CEM ANOS DA MÍSTICA CELESTE OLÍMPICA

  • O futebol é um universo movido pela magia e paixão – desde seus primórdios, na segunda metade do século XIX, no Reino Unido, fruto da Revolução Industrial (1760  -1840). O mais popular dos esportes consolidou-se, rapidamente, nas periferias das cidades inglesas do ‘Triângulo Industrial’, formado por Liverpool, Birmingham e Manchester, e, antes de cruzar o Canal da Mancha, e desembarcar na França, atravessou o Atlântico e chegou ao Rio da Prata.
  • Primeiro, em Buenos Aires, e, poucos anos depois, em Montevidéu. Justamente no Uruguai, outrora província lusitana Cisplatina, o ‘nobre e viril esporte bretão’ veria surgir a mais mítica das seleções de todo o planeta – a arrebatadora Celeste Olímpica, que há 100 anos, em 1924, conquistou, em Paris, de maneira heroica, o título dos Jogos Olímpicos, correspondente, à época, à Copa do Mundo, que só viria a ser disputada em 1930.
  • Os uruguaios surpreenderam os europeus com a vitória e, se superaram, ao repetir o feito nas Olimpíadas de 1928, em Amsterdam, e triunfar no Mundial de 1930, em Montevidéu, no legendário Estádio Centenário. Também venceriam a Copa do Mundo de 1950, no Maracanã, diante do Brasil. A consagração se deve à perseverança do médico pediatra, Atilio Narancio (1883 – 1952), nascido em Montevidéu, numa família de origem italiana genovesa. Integrou o grupo de jovens que fundou, em 14 de março de 1899, o querido Nacional, talvez, o mais uruguaio dos clubes uruguaios – grande fascínio do escritor Eduardo Galeano (1940 – 2015), celebrado autor de “Las Venas Abiertas de América Latina”, a quem tive a honra de entrevistar algumas vezes. 
  • Tornei-me, aliás, próximo de Galeano, após publicar um artigo no semanário carioca “O Pasquim”, em 1975, no qual narrava a história da Celeste Olímpica, como volto a fazer hoje, e exaltava a figura extraordinária de Narancio (cuja foto ilustra a coluna), a quem os compatriotas reverenciam com o epíteto de ‘El Padre de la Victoria’.
  • Ele havia sido Presidente da AUF (Associação Uruguaia de Futebol), equivalente à CBF no Brasil, e seria o principal responsável pela escalada épica do escrete do Uruguai. Tudo começou em 1923. Durante uma preleção, como dirigente da AUF, ele prometeu a seus craques que, caso conquistassem a Copa América, sediada, naquele ano, em Montevidéu, os levaria aos Jogos de Paris de 1924. Ganharam o título continental e Narancio cumpriu a promessa – hipotecando, inclusive, sua casa para pagar a viagem da delegação à Europa.

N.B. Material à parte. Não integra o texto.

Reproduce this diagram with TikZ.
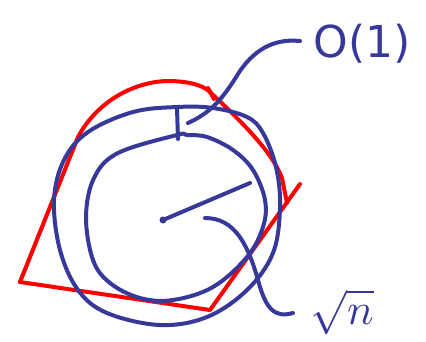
\documentclass[tikz,border=0pt]{standalone}
\usepackage{fontspec}
\newfontfamily\labelfont{DejaVu Sans}
\definecolor{pen}{RGB}{54,56,154}
\definecolor{redpen}{RGB}{255,0,0}
\tikzset{
  bluestroke/.style={draw=pen,line width=4pt,line cap=round,line join=round},
  redstroke/.style={draw=redpen,line width=4pt,line cap=round,line join=round},
  lbl/.style={text=pen,inner sep=0pt}
}
\begin{document}
\begin{tikzpicture}[x=1pt,y=-1pt]
\useasboundingbox (0,0) rectangle (426,341);
% red shape
\draw[redstroke] (20,282) -- (78,137)
  .. controls (98,100) and (135,82) .. (167,81)
  .. controls (188,81) and (203,85) .. (210,92)
  .. controls (245,125) and (272,152) .. (282,178)
  -- (287,203);
\draw[redstroke] (208,88) -- (214,99);
\draw[redstroke] (300,184) -- (210,310) -- (20,282);
% outer blue circle
\draw[bluestroke] plot[smooth cycle,tension=0.6] coordinates {
 (177,107) (133,112) (88,132) (64,160) (54,200) (60,250) (78,290) (107,313)
 (160,325) (207,317) (247,290) (273,253) (280,207) (276,167) (263,133) (247,117) (213,108)};
% inner blue circle
\draw[bluestroke] plot[smooth cycle,tension=0.6] coordinates {
 (177,135) (118,153) (94,178) (86,217) (93,260) (110,283) (140,298) (173,300)
 (213,287) (247,257) (263,227) (265,200) (253,170) (233,150) (207,137) (187,135)};
% gap mark
\coordinate (gtop) at (177,108);
\coordinate (gbot) at (178,139);
\draw[bluestroke] (gtop) -- (gbot);
% radius
\coordinate (ctr) at (163,220);
\coordinate (rim) at (250,183);
\fill[pen] (ctr) circle (3.5pt);
\draw[bluestroke] (ctr) -- (rim);
% labels
\node[lbl,font=\labelfont\fontsize{44}{44}\selectfont] (o1) at (362,44) {O(1)};
\node[lbl,scale=4.4] (sq) at (342,312) {$\sqrt{n}$};
% leaders
\coordinate (o1end) at (188,123);
\draw[bluestroke] (o1end) .. controls (210,113) and (222,100) .. (238,74)
  .. controls (252,52) and (272,38) .. (300,41);
\coordinate (sqend) at (205,218);
\draw[bluestroke] (sqend) .. controls (235,218) and (248,245) .. (258,280)
  .. controls (266,310) and (275,318) .. (293,313);
\end{tikzpicture}
\end{document}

  • A própria AUF se colocou contrária à ida e o Peñarol, histórico rival do Nacional, recusou-se a ceder jogadores ao selecionado. Até estrear no torneio na França, com atletas só do Nacional e do Bella Vista, fez uma vitoriosa série de partidas pela Espanha – iniciada na cidade galega de Vigo contra a equipe local do Celta. Venceram o tradicional time vigues e derrotariam ainda o Athletic de Bilbao, o Atlético de Madrid e o Barcelona.
  • Na hora de disputar as Olimpíadas, apesar do êxito já alcançado, a AUF, pressionada pelo Peñarol, não permitiu que fosse utilizada a camisa oficial branca da seleção. Narancio comprou, às pressas, no comércio popular parisiense, alguma outra camisa que pudesse remeter às cores do Uruguai. Encontrou um conjunto de cor celeste, a bom preço, arrematou todas e determinou, para sempre o símbolo maior do esporte em seu país.
  •  Com aquelas camisas os uruguaios encantaram o mundo e, por isso, foi erguido um busto de Narancio nos jardins do Estádio Centenário. Expressa a gratidão de sua pátria pela memorável trajetória inaugurada há um século. O futebol uruguaio estará ausente, este ano, nos Jogos Olímpicos, realizadas novamente em Paris, com abertura marcada para o próximo dia 26. A Celeste de Narancio não conseguiu se classificar e a competição perdeu um mítico protagonista.